La specie Cinghiale ha ormai occupato, senza soluzione di continuità, ogni ecosistema su scala nazionale. Anche le aree densamente antropizzate. Emblematica la situazione di Roma. Purtroppo, in questi anni, le continue trasformazioni ecologiche degli habitat hanno favorito la specie e hanno contribuito in modo determinante al successo riproduttivo del Cinghiale. Non sono seguite politiche gestionali idonee a contenere la riproduzione e la mancanza di “pulizia” del verde e l’accumulo di immondizia nelle grandi città, hanno contribuito non poco. Oggi, possiamo affermare con determinazione che la gestione venatoria del Cinghiale ha fallito ed è sfuggita di mano.

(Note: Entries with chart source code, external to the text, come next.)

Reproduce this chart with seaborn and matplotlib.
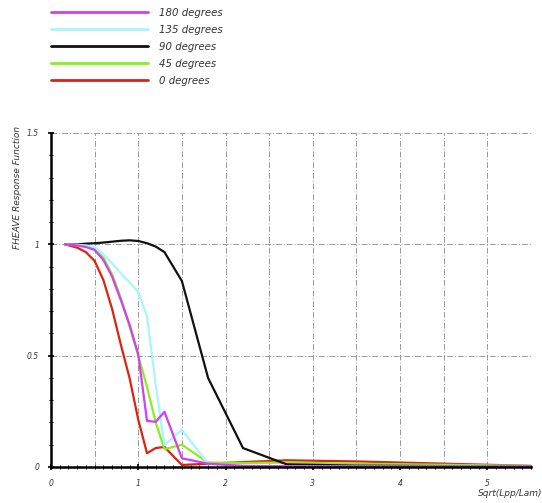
import numpy as np
import pandas as pd
import matplotlib
matplotlib.use("Agg")
import matplotlib.pyplot as plt
import seaborn as sns
from matplotlib.lines import Line2D

x = [0.16, 0.3, 0.4, 0.5, 0.6, 0.7, 0.8, 0.9, 1.0, 1.1, 1.2, 1.3, 1.5, 1.8, 2.2, 2.7, 3.5, 4.5, 5.5]
deg180 = [1.0, 0.995, 0.988, 0.975, 0.93, 0.855, 0.75, 0.64, 0.505, 0.207, 0.203, 0.248, 0.039, 0.015, 0.005, 0.003, 0.002, 0.001, 0.001]
deg135 = [1.0, 0.998, 0.995, 0.988, 0.955, 0.915, 0.87, 0.83, 0.785, 0.677, 0.37, 0.099, 0.167, 0.015, 0.005, 0.003, 0.002, 0.002, 0.002]
deg90 = [1.0, 1.0, 1.003, 1.005, 1.008, 1.012, 1.016, 1.018, 1.015, 1.005, 0.99, 0.965, 0.835, 0.40, 0.085, 0.012, 0.006, 0.004, 0.003]
deg45 = [1.0, 0.995, 0.99, 0.978, 0.94, 0.865, 0.76, 0.63, 0.50, 0.36, 0.20, 0.08, 0.10, 0.02, 0.018, 0.02, 0.015, 0.01, 0.005]
deg0 = [1.0, 0.985, 0.965, 0.925, 0.84, 0.71, 0.55, 0.40, 0.212, 0.062, 0.085, 0.09, 0.009, 0.015, 0.022, 0.03, 0.025, 0.015, 0.005]

labels = ["180 degrees", "135 degrees", "90 degrees", "45 degrees", "0 degrees"]
series = [deg180, deg135, deg90, deg45, deg0]
colors = ["#d23ff0", "#a8f4ff", "#111111", "#88ee22", "#dd2211"]

df = pd.DataFrame({
    "x": np.tile(x, len(labels)),
    "y": np.concatenate(series),
    "dir": np.repeat(labels, len(x)),
})

sns.set_style("white")
fig = plt.figure(figsize=(5.42, 5.03), dpi=100)
ax = fig.add_axes([51/542, 1-467/503, (531-51)/542, (467-133)/503])

draw_order = ["0 degrees", "45 degrees", "90 degrees", "135 degrees", "180 degrees"]
pal = dict(zip(labels, colors))
sns.lineplot(data=df, x="x", y="y", hue="dir", hue_order=draw_order,
             palette=pal, lw=1.6, legend=False, ax=ax, estimator=None, sort=False)

ax.set_xlim(0, 5.5)
ax.set_ylim(0, 1.5)

gstyle = dict(color="#999999", lw=0.7, dashes=(6, 2, 1, 2), zorder=0)
for gx in np.arange(0.5, 5.51, 0.5):
    ax.axvline(gx, **gstyle)
for gy in [0.5, 1.0, 1.5]:
    ax.axhline(gy, **gstyle)

for s in ["top", "right"]:
    ax.spines[s].set_visible(False)
for s in ["left", "bottom"]:
    ax.spines[s].set_color("black")
    ax.spines[s].set_linewidth(1.8)

ax.set_xticks([0, 1, 2, 3, 4, 5])
ax.set_xticklabels(["0", "1", "2", "3", "4", "5"])
ax.set_yticks([0, 0.5, 1, 1.5])
ax.set_yticklabels(["0", "0.5", "1", "1.5"])
ax.set_xticks(np.arange(0, 5.51, 0.1), minor=True)
ax.set_yticks(np.arange(0, 1.51, 0.1), minor=True)
ax.tick_params(axis="both", which="both", bottom=True, left=True, top=False, right=False)
ax.tick_params(axis="both", which="major", direction="inout", length=5, width=1.2,
               labelsize=5.5, colors="black", pad=6)
ax.tick_params(axis="both", which="minor", direction="inout", length=3, width=0.8,
               colors="black")
for t in ax.get_xticklabels() + ax.get_yticklabels():
    t.set_fontstyle("italic")
    t.set_color("#333333")
ax.set_xlabel("")
ax.set_ylabel("")

fig.text(18/542, 1-187/503, "FHEAVE Response Function", rotation=90, fontsize=6.5,
         style="italic", color="#333333", ha="center", va="center")
fig.text(510/542, 1-493/503, "Sqrt(Lpp/Lam)", fontsize=6.5, style="italic",
         color="#333333", ha="center", va="center")

hs = [Line2D([], [], color=c, lw=2) for c in colors]
leg = fig.legend(hs, labels, loc="upper left", bbox_to_anchor=(51/542, 1-8/503),
                 frameon=False, fontsize=7.3, handlelength=9.6, handletextpad=1.1,
                 labelspacing=0.68, borderpad=0, borderaxespad=0)
for t in leg.get_texts():
    t.set_fontstyle("italic")
    t.set_color("#333333")

fig.savefig("out.png", dpi=100)
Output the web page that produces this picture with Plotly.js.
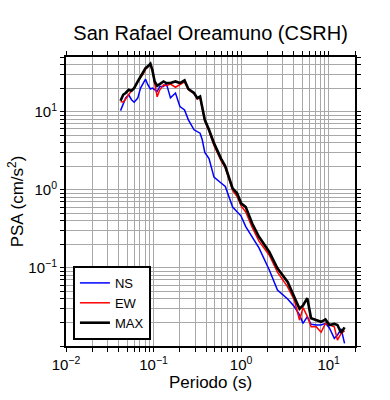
<!DOCTYPE html>
<html>
<head>
<meta charset="utf-8">
<script src="https://cdn.plot.ly/plotly-3.0.1.min.js"></script>
<style>html,body{margin:0;padding:0;background:#fff;}#chart{width:390px;height:400px;}</style>
</head>
<body>
<div id="chart"></div>
<script>
const periods = [0.042, 0.045, 0.048, 0.052, 0.056, 0.06, 0.066, 0.071, 0.076, 0.081, 0.086, 0.092, 0.097, 0.103, 0.11, 0.118, 0.13, 0.14, 0.156, 0.178, 0.2, 0.226, 0.25, 0.29, 0.316, 0.34, 0.36, 0.385, 0.43, 0.49, 0.59, 0.66, 0.8, 0.9, 1.0, 1.13, 1.34, 1.6, 2.1, 2.6, 3.4, 4.05, 4.65, 5.1, 5.7, 6.3, 7.2, 8.2, 9.2, 10.2, 11.6, 12.6, 13.9, 15.2];
const psaNS = [10.3, 12.9, 15, 16.4, 14.2, 13.2, 14.9, 20, 23.2, 26, 22.1, 19.5, 20, 19, 18.1, 21, 21, 23, 15, 17.3, 11.6, 10.5, 7.85, 5.85, 5.6, 5.3, 4.36, 3.0, 2.5, 1.45, 1.22, 1.1, 0.6, 0.52, 0.46, 0.337, 0.25, 0.18, 0.094, 0.052, 0.04, 0.032, 0.025, 0.0195, 0.0237, 0.019, 0.0186, 0.0186, 0.0195, 0.017, 0.0125, 0.0138, 0.0165, 0.0108];
const psaEW = [13.5, 13.2, 14.5, 16.5, 18.5, 20, 24, 27.5, 30, 35, 37, 40, 33, 22, 15.5, 19, 22, 21.5, 22.5, 20.5, 22, 24, 19, 17, 14.5, 15, 11, 7.6, 5.6, 3.7, 2.35, 1.9, 0.98, 0.82, 0.62, 0.52, 0.33, 0.22, 0.145, 0.088, 0.057, 0.039, 0.0214, 0.031, 0.024, 0.0176, 0.0176, 0.015, 0.0195, 0.0186, 0.0176, 0.0119, 0.0145, 0.0156];
const psaMAX = [13.8, 16.4, 17.3, 19, 18.5, 20, 24.3, 28.2, 31.2, 36, 38, 41, 34, 24.3, 21.4, 22.7, 24.3, 23.2, 23.2, 24.3, 23.2, 25.1, 19.5, 17.3, 14.9, 15.6, 11.6, 7.85, 5.85, 3.95, 2.5, 2.0, 1.04, 0.9, 0.67, 0.6, 0.37, 0.25, 0.16, 0.099, 0.066, 0.043, 0.030, 0.033, 0.041, 0.0226, 0.0214, 0.0204, 0.0219, 0.0186, 0.0192, 0.0186, 0.0148, 0.0173];
const seriesNames = ['NS', 'EW', 'MAX'];
const xDecades = [-2, -1, 0, 1];
const yDecades = [-1, 0, 1];

const font = 'Liberation Sans, Arial, sans-serif';

function logTicks(minExp, maxVal, labelled) {
  const vals = [], text = [];
  for (let e = minExp; e <= 2; e++) {
    for (let m = 1; m <= 9; m++) {
      const v = m * Math.pow(10, e);
      if (v > maxVal * 1.0001) break;
      vals.push(v);
      text.push(m === 1 && labelled.indexOf(e) >= 0 ? '10<sup>' + (e < 0 ? '\u2212' + (-e) : e) + '</sup>' : '');
    }
  }
  return {vals, text};
}
const xt = logTicks(-2, 20, xDecades);
const yt = logTicks(-2, 50, yDecades);

const traces = [
  {x: periods, y: psaNS, name: seriesNames[0], mode: 'lines', line: {color: '#0000ff', width: 1.5}},
  {x: periods, y: psaEW, name: seriesNames[1], mode: 'lines', line: {color: '#ff0000', width: 1.5}},
  {x: periods, y: psaMAX, name: seriesNames[2], mode: 'lines', line: {color: '#000000', width: 2.6}}
];
const axisCommon = {
  type: 'log', tickmode: 'array',
  showline: true, linecolor: '#000', linewidth: 2, mirror: 'allticks',
  ticks: 'outside', ticklen: 4, tickwidth: 1, tickcolor: '#000',
  showgrid: true, gridcolor: '#a8a8a8', gridwidth: 1, zeroline: false,
  tickfont: {family: font, size: 15, color: '#000'}
};
const layout = {
  width: 390, height: 400,
  margin: {l: 66, r: 35, t: 57, b: 54},
  paper_bgcolor: '#fff', plot_bgcolor: '#fff',
  font: {family: font, color: '#000'},
  title: {text: 'San Rafael Oreamuno (CSRH)', font: {family: font, size: 20, color: '#000'}, x: 0.54, xanchor: 'center', y: 0.918, yanchor: 'middle', yref: 'container'},
  xaxis: Object.assign({}, axisCommon, {range: [-2, Math.log10(20)], tickvals: xt.vals, ticktext: xt.text, title: {text: 'Periodo (s)', font: {family: font, size: 17}, standoff: 4}}),
  yaxis: Object.assign({}, axisCommon, {range: [-2, Math.log10(50)], tickvals: yt.vals, ticktext: yt.text, title: {text: 'PSA (cm/s<sup>2</sup>)', font: {family: font, size: 17}, standoff: 0}}),
  showlegend: true,
  legend: {x: 0.024, y: 0.277, xanchor: 'left', yanchor: 'top', bgcolor: '#fff', bordercolor: '#000', borderwidth: 2, font: {family: font, size: 13, color: '#000'}, itemwidth: 30}
};
Plotly.newPlot('chart', traces, layout, {displayModeBar: false, staticPlot: true});
</script>
</body>
</html>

La situazione di Roma ne è l’esempio.
La non gestione della specie negli ATC e nelle Aree protette ha prodotto una popolazione incontrollabile, divenuta fortemente impattante sulle produzioni agricole e sulla società. Per non parlare di antiche pratiche di incivili ripopolamenti finalmente vietati. Ad oggi, non è difficile ipotizzare che, già nel prossimo futuro, possa essere favorita una evoluzione demografica positiva della popolazione di Cinghiale, sia in termini di espansione territoriale, sia in termini d’incremento delle consistenze. Serve, con determinazione, un repentino cambio di passo. Come intervenire efficacemente e prioritariamente per Roma? Sicuramente non è nostro compito (dei cacciatori) intervenire nel contesto urbano, e dentro le “mura”.

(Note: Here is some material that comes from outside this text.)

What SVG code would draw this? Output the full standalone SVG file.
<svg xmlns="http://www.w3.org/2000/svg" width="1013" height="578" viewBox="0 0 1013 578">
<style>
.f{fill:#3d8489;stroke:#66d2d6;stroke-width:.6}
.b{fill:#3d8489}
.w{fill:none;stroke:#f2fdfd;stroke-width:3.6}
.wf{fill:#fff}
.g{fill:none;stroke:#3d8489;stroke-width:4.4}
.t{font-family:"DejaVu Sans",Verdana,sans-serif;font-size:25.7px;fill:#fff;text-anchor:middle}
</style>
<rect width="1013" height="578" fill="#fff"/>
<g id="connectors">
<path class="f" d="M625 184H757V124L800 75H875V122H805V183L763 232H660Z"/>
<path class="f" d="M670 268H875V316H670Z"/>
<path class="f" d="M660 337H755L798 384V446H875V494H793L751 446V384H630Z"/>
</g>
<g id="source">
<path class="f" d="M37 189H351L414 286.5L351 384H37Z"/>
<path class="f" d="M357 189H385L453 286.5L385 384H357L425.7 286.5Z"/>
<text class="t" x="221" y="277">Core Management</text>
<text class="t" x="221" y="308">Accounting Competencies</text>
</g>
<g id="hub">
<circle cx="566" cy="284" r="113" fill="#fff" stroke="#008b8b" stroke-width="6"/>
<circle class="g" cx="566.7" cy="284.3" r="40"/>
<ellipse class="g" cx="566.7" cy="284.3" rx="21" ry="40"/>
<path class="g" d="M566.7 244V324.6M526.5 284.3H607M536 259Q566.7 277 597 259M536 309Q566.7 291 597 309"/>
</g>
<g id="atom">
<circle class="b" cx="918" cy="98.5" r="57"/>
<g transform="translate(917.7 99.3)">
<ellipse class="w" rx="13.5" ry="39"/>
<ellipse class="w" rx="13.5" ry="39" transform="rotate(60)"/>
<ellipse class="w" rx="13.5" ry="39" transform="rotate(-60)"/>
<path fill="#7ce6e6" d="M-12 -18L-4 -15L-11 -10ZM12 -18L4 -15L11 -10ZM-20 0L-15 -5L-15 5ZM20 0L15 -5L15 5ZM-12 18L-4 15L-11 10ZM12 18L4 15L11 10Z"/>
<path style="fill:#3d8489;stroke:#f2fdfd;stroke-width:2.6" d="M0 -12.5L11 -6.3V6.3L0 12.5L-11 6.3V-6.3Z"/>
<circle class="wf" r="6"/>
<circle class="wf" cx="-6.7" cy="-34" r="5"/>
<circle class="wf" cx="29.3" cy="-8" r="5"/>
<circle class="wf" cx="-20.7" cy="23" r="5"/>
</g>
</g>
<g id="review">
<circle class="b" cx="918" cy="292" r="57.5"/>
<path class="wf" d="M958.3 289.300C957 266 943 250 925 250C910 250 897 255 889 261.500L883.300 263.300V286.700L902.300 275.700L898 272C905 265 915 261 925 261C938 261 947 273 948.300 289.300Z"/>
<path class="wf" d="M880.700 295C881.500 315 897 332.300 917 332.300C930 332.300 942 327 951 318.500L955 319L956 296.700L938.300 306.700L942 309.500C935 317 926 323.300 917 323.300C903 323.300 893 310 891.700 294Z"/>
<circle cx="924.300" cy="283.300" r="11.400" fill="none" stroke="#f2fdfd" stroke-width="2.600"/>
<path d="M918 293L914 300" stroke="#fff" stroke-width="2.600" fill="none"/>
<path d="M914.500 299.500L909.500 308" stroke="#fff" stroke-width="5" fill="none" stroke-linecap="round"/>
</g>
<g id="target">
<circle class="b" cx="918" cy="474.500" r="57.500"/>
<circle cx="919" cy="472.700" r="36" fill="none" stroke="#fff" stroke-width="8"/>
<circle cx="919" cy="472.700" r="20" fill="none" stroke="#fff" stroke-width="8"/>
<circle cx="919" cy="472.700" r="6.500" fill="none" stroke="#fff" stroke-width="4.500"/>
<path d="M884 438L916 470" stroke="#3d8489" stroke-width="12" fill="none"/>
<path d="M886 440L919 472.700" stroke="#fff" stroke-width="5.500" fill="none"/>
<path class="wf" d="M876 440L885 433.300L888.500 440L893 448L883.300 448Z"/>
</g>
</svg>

Salvo collaborare agli avvistamenti e posizionare le “gabbie”. Una applicazione sinergica, laica e continuativa di tutte le forme di caccia e controllo della specie possibili (braccata, girata e selezione) nei territori a caccia programmata, potrà contribuire significativamente nel percorso che porti alla soluzione del problema. Invitiamo da subito l’Amministrazione Regionale a creare un buffer di almeno qualche chilometro attorno le città ed i centri urbani di zona “non vocata” alla specie in cui “eradicazione del cinghiale” deve essere la parola d’ordine. E questo non solo l’Amministrazione laziale.
L’obiettivo, oggi, è confinare la Peste Suina Africana che pare avanzare nel paese a salti chilometrici e non sulle gambe dei cinghiali, ma in altro modo a noi sconosciuto ma che coinvolge altre attività dell’”homo sapiens”, trasporti, viaggi importazione di generi alimentari, ecc. L’emergenza ora è mettere in salvo gli allevamenti, e, di conseguenza, tutto l’indotto suinicolo accerchiando e isolando i selvatici nella zona rossa. ARCI Caccia, ribadiamo, si mette a completa disposizione delle autorità competenti e delle Associazioni Agricole e allevatori per collaborare, attraverso le proprie donne ed i propri uomini, ad ogni azione che si renderà utile per arrestare la diffusione di PSA (Gabriele Sperandio – Coordinatore Tavolo Arci Caccia “Emergenza PSA”).